[What to produce]: Quote the records that follow in full and exactly; leave out the pictures.

[Information supplied]:

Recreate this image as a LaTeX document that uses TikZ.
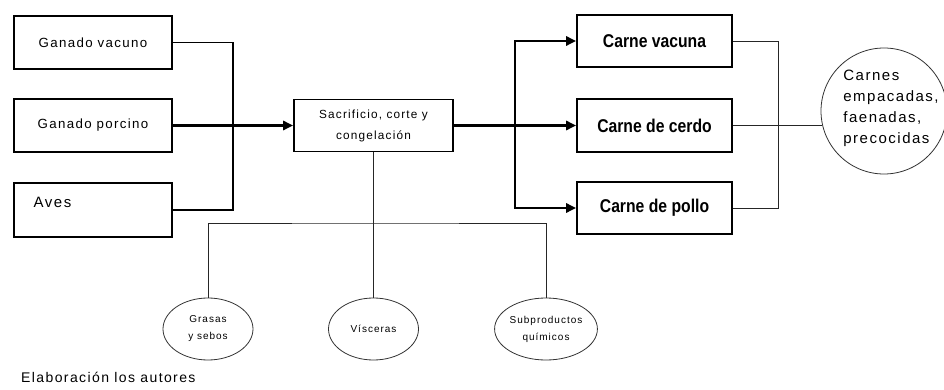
\documentclass[tikz,border=0pt]{standalone}
\usepackage{fontspec}
\setmainfont{Liberation Sans}[LetterSpace=10]
\newfontfamily\headfont{Liberation Sans}[FakeStretch=0.85]
\usetikzlibrary{shapes.geometric,arrows.meta}

\begin{document}
\begin{tikzpicture}[x=1pt,y=-1pt,
  box/.style={draw=black,line width=1.6pt,rectangle,inner sep=0pt,
    minimum width=158pt,minimum height=53pt},
  srcbox/.style={box,font=\fontsize{13.3}{16}\selectfont},
  prodbox/.style={box,minimum width=155pt,font=\headfont\bfseries\fontsize{18.5}{20}\selectfont},
  procbox/.style={box,align=center,font=\fontsize{11.8}{21}\selectfont},
  byprod/.style={draw=black!80,line width=0.8pt,ellipse,inner sep=0pt,
    minimum width=90pt,minimum height=62pt,align=center,
    font=\fontsize{10}{17}\selectfont},
  outcircle/.style={draw=black!80,line width=0.8pt,circle,inner sep=0pt,
    minimum size=126pt},
  outtext/.style={align=left,inner sep=0pt,font=\fontsize{15}{21}\selectfont},
  midline/.style={line width=1.6pt},
  heavy/.style={line width=2.8pt},
  heavyarrow/.style={heavy,-{Triangle[length=10pt,width=9pt]}},
  thinline/.style={line width=0.9pt,draw=black!85}
]
\fill[white] (0,0) rectangle (944,390);
\useasboundingbox (0,0) rectangle (944,390);

% livestock inputs
\node[srcbox] (gv) at (93,42.5) {Ganado vacuno};
\node[srcbox] (gp) at (93,125.5) {Ganado porcino};
\node[box,minimum height=54pt,
  label={[anchor=west,xshift=17pt,yshift=8pt,font=\fontsize{15}{18}\selectfont]west:Aves}]
  (av) at (93,210) {};

% processing step
\node[procbox,minimum width=159pt,minimum height=52pt] (sac) at (373.5,125.5)
  {Sacrificio, corte y\\congelación};

% meat products
\node[prodbox,minimum height=52pt] (cv) at (654.5,41) {Carne vacuna};
\node[prodbox] (cc) at (654.5,125.5) {Carne de cerdo};
\node[prodbox,minimum height=52pt] (cp) at (654.5,208) {Carne de pollo};

% final products
\node[outcircle] (out) at (884,111) {};
\node[outtext] (outlbl) at (891,108.5) {Carnes\\empacadas,\\faenadas,\\precocidas};

% by-products
\node[byprod] (gr) at (208,329) {Grasas\\y sebos};
\node[byprod] (vi) at (373.5,329) {Vísceras};
\node[byprod] (sp) at (546,329) {Subproductos\\químicos};

% junction points
\coordinate (jl) at (233,125.5);
\coordinate (jr) at (515,125.5);
\coordinate (jo) at (778,125.5);
\coordinate (jb) at (373.5,223);

% inputs to processing
\draw[midline] (gv.east) -| (jl) |- (av.east);
\draw[heavyarrow] (gp.east) -- (sac.west);

% processing to products
\draw[heavyarrow] (sac.east) -- (cc.west);
\draw[heavyarrow] (jr) |- (cv.west);
\draw[heavyarrow] (jr) |- (cp.west);

% products to final products
\draw[thinline] (cv.east) -| (jo) |- (cp.east);
\draw[thinline] (cc.east) -- (cc.east -| out.193);

% processing to by-products
\draw[thinline] (sac.south) -- (vi.north);
\draw[thinline] (gr.north) |- (jb) -| (sp.north);

% source note
\node[anchor=west,inner sep=0pt,font=\fontsize{14}{16}\selectfont] (note) at (21,377)
  {Elaboración los autores};
\end{tikzpicture}
\end{document}
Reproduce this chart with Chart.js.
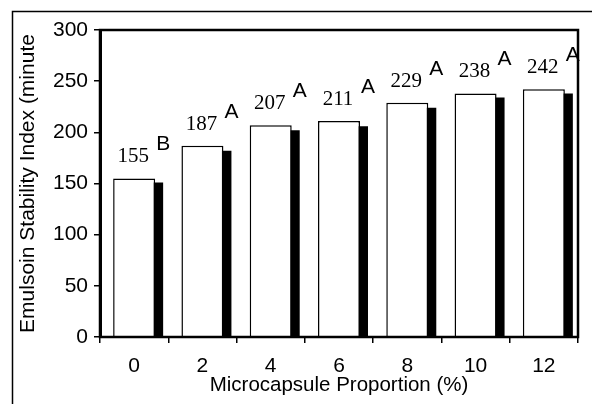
<!DOCTYPE html>
<html>
<head>
<meta charset="utf-8">
<script src="https://cdn.jsdelivr.net/npm/chart.js@4.4.1/dist/chart.umd.min.js"></script>
<style>
  html, body { margin: 0; padding: 0; background: #fff; overflow: hidden; }
  canvas { display: block; }
</style>
</head>
<body>
<canvas id="esiChart" width="592" height="404"></canvas>
<script>
// dati
const categories = ["0", "2", "4", "6", "8", "10", "12"];
const esiValues = [155, 187, 207, 211, 229, 238, 242];
const shadowValues = [151, 182, 202, 206, 224, 234, 238];
const groupLetters = ["B", "A", "A", "A", "A", "A", "A"];
const yTicks = [0, 50, 100, 150, 200, 250, 300];

Chart.defaults.font.family = "'Liberation Sans', Arial, sans-serif";
Chart.defaults.font.size = 21;
Chart.defaults.color = "#000";

// ombra spostata a destra + cornici + etichette
const decorPlugin = {
  id: "decor",
  beforeDatasetDraw(chart, args) {
    if (args.index === 1) {
      chart.ctx.save();
      chart.ctx.translate(8, 0);
    }
  },
  afterDatasetDraw(chart, args) {
    if (args.index === 1) chart.ctx.restore();
  },
  afterDraw(chart) {
    const { ctx, chartArea: a } = chart;
    ctx.save();
    ctx.strokeStyle = "#000";
    ctx.lineWidth = 2.5;
    ctx.strokeRect(a.left, a.top, a.right - a.left, a.bottom - a.top);
    ctx.lineWidth = 1.5;
    ctx.strokeRect(12.5, 11.5, 620, 420);

    const bars = chart.getDatasetMeta(0).data;
    ctx.fillStyle = "#000";
    bars.forEach((bar, i) => {
      ctx.font = "21px 'Liberation Serif', 'Times New Roman', serif";
      ctx.textAlign = "center";
      ctx.textBaseline = "alphabetic";
      ctx.fillText(String(esiValues[i]), bar.x - 1, bar.y - 16);
      ctx.font = "21px 'Liberation Sans', Arial, sans-serif";
      ctx.textAlign = "left";
      ctx.fillText(groupLetters[i], bar.x + bar.width / 2 + 1, bar.y - 28);
    });
    ctx.restore();
  }
};

new Chart(document.getElementById("esiChart"), {
  type: "bar",
  data: {
    labels: categories,
    datasets: [
      {
        data: esiValues,
        backgroundColor: "#fff",
        borderColor: "#000",
        borderWidth: 1.5,
        grouped: false,
        categoryPercentage: 1,
        barPercentage: 0.615
      },
      {
        data: shadowValues,
        backgroundColor: "#000",
        borderWidth: 0,
        grouped: false,
        categoryPercentage: 1,
        barPercentage: 0.615
      }
    ]
  },
  options: {
    responsive: false,
    devicePixelRatio: 1,
    animation: false,
    layout: { padding: { left: 0, top: 30, right: 14, bottom: 0 } },
    plugins: { legend: { display: false }, tooltip: { enabled: false } },
    scales: {
      x: {
        offset: true,
        afterFit: (s) => { s.height = 67; },
        grid: { offset: true, drawOnChartArea: false, drawTicks: true, tickLength: 6, color: "#000", lineWidth: 1.5 },
        border: { display: true, color: "#000", width: 2 },
        ticks: { padding: 11, color: "#000" },
        title: {
          display: true,
          text: "Microcapsule Proportion (%)",
          font: { size: 20.5 },
          padding: { top: 0, bottom: 6 }
        }
      },
      y: {
        min: 0,
        max: 300,
        afterFit: (s) => { s.width = 100; },
        afterBuildTicks: (s) => { s.ticks = yTicks.map((v) => ({ value: v })); },
        grid: { drawOnChartArea: false, drawTicks: true, tickLength: 6, color: "#000", lineWidth: 1.5 },
        border: { display: true, color: "#000", width: 3 },
        ticks: { padding: 6, color: "#000" },
        title: {
          display: true,
          text: "Emulsoin Stability Index (minute",
          font: { size: 21 },
          padding: { top: 16, bottom: 0 }
        }
      }
    }
  },
  plugins: [decorPlugin]
});
</script>
</body>
</html>
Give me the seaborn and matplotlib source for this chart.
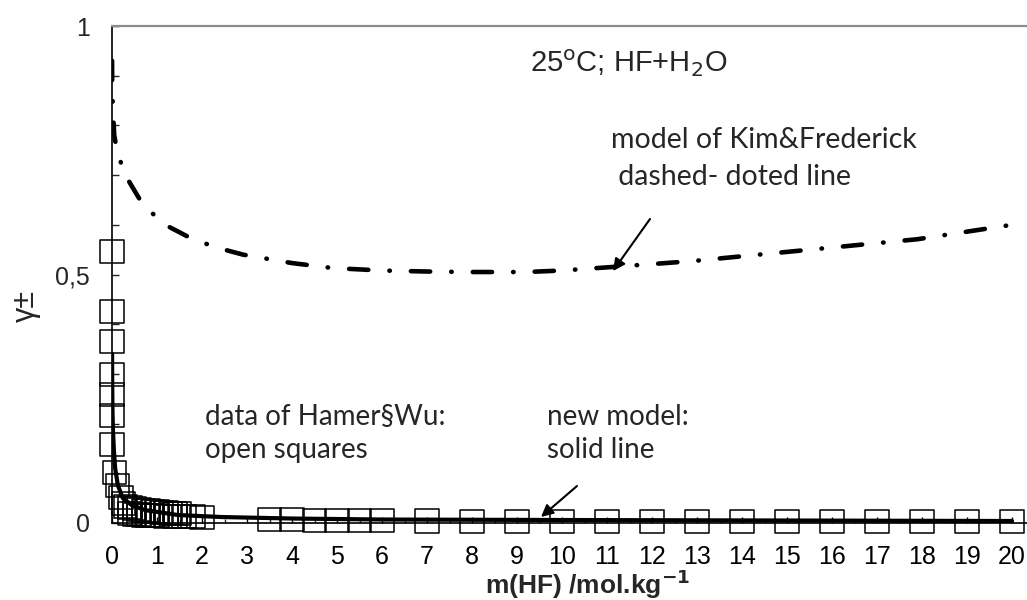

[Task response]:
Recreate this image as a LaTeX document that uses TikZ.
\documentclass[tikz,border=0pt]{standalone}
\usepackage{fontspec}
\setmainfont{Liberation Sans}[LetterSpace=10]
\newfontfamily\headfont{Liberation Sans}[FakeStretch=0.85]
\usetikzlibrary{shapes.geometric,arrows.meta}

\begin{document}
\begin{tikzpicture}[x=1pt,y=-1pt,
  box/.style={draw=black,line width=1.6pt,rectangle,inner sep=0pt,
    minimum width=158pt,minimum height=53pt},
  srcbox/.style={box,font=\fontsize{13.3}{16}\selectfont},
  prodbox/.style={box,minimum width=155pt,font=\headfont\bfseries\fontsize{18.5}{20}\selectfont},
  procbox/.style={box,align=center,font=\fontsize{11.8}{21}\selectfont},
  byprod/.style={draw=black!80,line width=0.8pt,ellipse,inner sep=0pt,
    minimum width=90pt,minimum height=62pt,align=center,
    font=\fontsize{10}{17}\selectfont},
  outcircle/.style={draw=black!80,line width=0.8pt,circle,inner sep=0pt,
    minimum size=126pt},
  outtext/.style={align=left,inner sep=0pt,font=\fontsize{15}{21}\selectfont},
  midline/.style={line width=1.6pt},
  heavy/.style={line width=2.8pt},
  heavyarrow/.style={heavy,-{Triangle[length=10pt,width=9pt]}},
  thinline/.style={line width=0.9pt,draw=black!85}
]
\fill[white] (0,0) rectangle (944,390);
\useasboundingbox (0,0) rectangle (944,390);

% livestock inputs
\node[srcbox] (gv) at (93,42.5) {Ganado vacuno};
\node[srcbox] (gp) at (93,125.5) {Ganado porcino};
\node[box,minimum height=54pt,
  label={[anchor=west,xshift=17pt,yshift=8pt,font=\fontsize{15}{18}\selectfont]west:Aves}]
  (av) at (93,210) {};

% processing step
\node[procbox,minimum width=159pt,minimum height=52pt] (sac) at (373.5,125.5)
  {Sacrificio, corte y\\congelación};

% meat products
\node[prodbox,minimum height=52pt] (cv) at (654.5,41) {Carne vacuna};
\node[prodbox] (cc) at (654.5,125.5) {Carne de cerdo};
\node[prodbox,minimum height=52pt] (cp) at (654.5,208) {Carne de pollo};

% final products
\node[outcircle] (out) at (884,111) {};
\node[outtext] (outlbl) at (891,108.5) {Carnes\\empacadas,\\faenadas,\\precocidas};

% by-products
\node[byprod] (gr) at (208,329) {Grasas\\y sebos};
\node[byprod] (vi) at (373.5,329) {Vísceras};
\node[byprod] (sp) at (546,329) {Subproductos\\químicos};

% junction points
\coordinate (jl) at (233,125.5);
\coordinate (jr) at (515,125.5);
\coordinate (jo) at (778,125.5);
\coordinate (jb) at (373.5,223);

% inputs to processing
\draw[midline] (gv.east) -| (jl) |- (av.east);
\draw[heavyarrow] (gp.east) -- (sac.west);

% processing to products
\draw[heavyarrow] (sac.east) -- (cc.west);
\draw[heavyarrow] (jr) |- (cv.west);
\draw[heavyarrow] (jr) |- (cp.west);

% products to final products
\draw[thinline] (cv.east) -| (jo) |- (cp.east);
\draw[thinline] (cc.east) -- (cc.east -| out.193);

% processing to by-products
\draw[thinline] (sac.south) -- (vi.north);
\draw[thinline] (gr.north) |- (jb) -| (sp.north);

% source note
\node[anchor=west,inner sep=0pt,font=\fontsize{14}{16}\selectfont] (note) at (21,377)
  {Elaboración los autores};
\end{tikzpicture}
\end{document}
Reproduce this chart with Chart.js.
<!DOCTYPE html>
<html>
<head>
<meta charset="utf-8">
<script src="https://cdn.jsdelivr.net/npm/chart.js@4.4.1/dist/chart.umd.min.js"></script>
<style>
  html, body { margin: 0; padding: 0; background: #fff; overflow: hidden; }
  canvas { display: block; }
</style>
</head>
<body>
<canvas id="esiChart" width="592" height="404"></canvas>
<script>
// dati
const categories = ["0", "2", "4", "6", "8", "10", "12"];
const esiValues = [155, 187, 207, 211, 229, 238, 242];
const shadowValues = [151, 182, 202, 206, 224, 234, 238];
const groupLetters = ["B", "A", "A", "A", "A", "A", "A"];
const yTicks = [0, 50, 100, 150, 200, 250, 300];

Chart.defaults.font.family = "'Liberation Sans', Arial, sans-serif";
Chart.defaults.font.size = 21;
Chart.defaults.color = "#000";

// ombra spostata a destra + cornici + etichette
const decorPlugin = {
  id: "decor",
  beforeDatasetDraw(chart, args) {
    if (args.index === 1) {
      chart.ctx.save();
      chart.ctx.translate(8, 0);
    }
  },
  afterDatasetDraw(chart, args) {
    if (args.index === 1) chart.ctx.restore();
  },
  afterDraw(chart) {
    const { ctx, chartArea: a } = chart;
    ctx.save();
    ctx.strokeStyle = "#000";
    ctx.lineWidth = 2.5;
    ctx.strokeRect(a.left, a.top, a.right - a.left, a.bottom - a.top);
    ctx.lineWidth = 1.5;
    ctx.strokeRect(12.5, 11.5, 620, 420);

    const bars = chart.getDatasetMeta(0).data;
    ctx.fillStyle = "#000";
    bars.forEach((bar, i) => {
      ctx.font = "21px 'Liberation Serif', 'Times New Roman', serif";
      ctx.textAlign = "center";
      ctx.textBaseline = "alphabetic";
      ctx.fillText(String(esiValues[i]), bar.x - 1, bar.y - 16);
      ctx.font = "21px 'Liberation Sans', Arial, sans-serif";
      ctx.textAlign = "left";
      ctx.fillText(groupLetters[i], bar.x + bar.width / 2 + 1, bar.y - 28);
    });
    ctx.restore();
  }
};

new Chart(document.getElementById("esiChart"), {
  type: "bar",
  data: {
    labels: categories,
    datasets: [
      {
        data: esiValues,
        backgroundColor: "#fff",
        borderColor: "#000",
        borderWidth: 1.5,
        grouped: false,
        categoryPercentage: 1,
        barPercentage: 0.615
      },
      {
        data: shadowValues,
        backgroundColor: "#000",
        borderWidth: 0,
        grouped: false,
        categoryPercentage: 1,
        barPercentage: 0.615
      }
    ]
  },
  options: {
    responsive: false,
    devicePixelRatio: 1,
    animation: false,
    layout: { padding: { left: 0, top: 30, right: 14, bottom: 0 } },
    plugins: { legend: { display: false }, tooltip: { enabled: false } },
    scales: {
      x: {
        offset: true,
        afterFit: (s) => { s.height = 67; },
        grid: { offset: true, drawOnChartArea: false, drawTicks: true, tickLength: 6, color: "#000", lineWidth: 1.5 },
        border: { display: true, color: "#000", width: 2 },
        ticks: { padding: 11, color: "#000" },
        title: {
          display: true,
          text: "Microcapsule Proportion (%)",
          font: { size: 20.5 },
          padding: { top: 0, bottom: 6 }
        }
      },
      y: {
        min: 0,
        max: 300,
        afterFit: (s) => { s.width = 100; },
        afterBuildTicks: (s) => { s.ticks = yTicks.map((v) => ({ value: v })); },
        grid: { drawOnChartArea: false, drawTicks: true, tickLength: 6, color: "#000", lineWidth: 1.5 },
        border: { display: true, color: "#000", width: 3 },
        ticks: { padding: 6, color: "#000" },
        title: {
          display: true,
          text: "Emulsoin Stability Index (minute",
          font: { size: 21 },
          padding: { top: 16, bottom: 0 }
        }
      }
    }
  },
  plugins: [decorPlugin]
});
</script>
</body>
</html>
Give me the seaborn and matplotlib source for this chart.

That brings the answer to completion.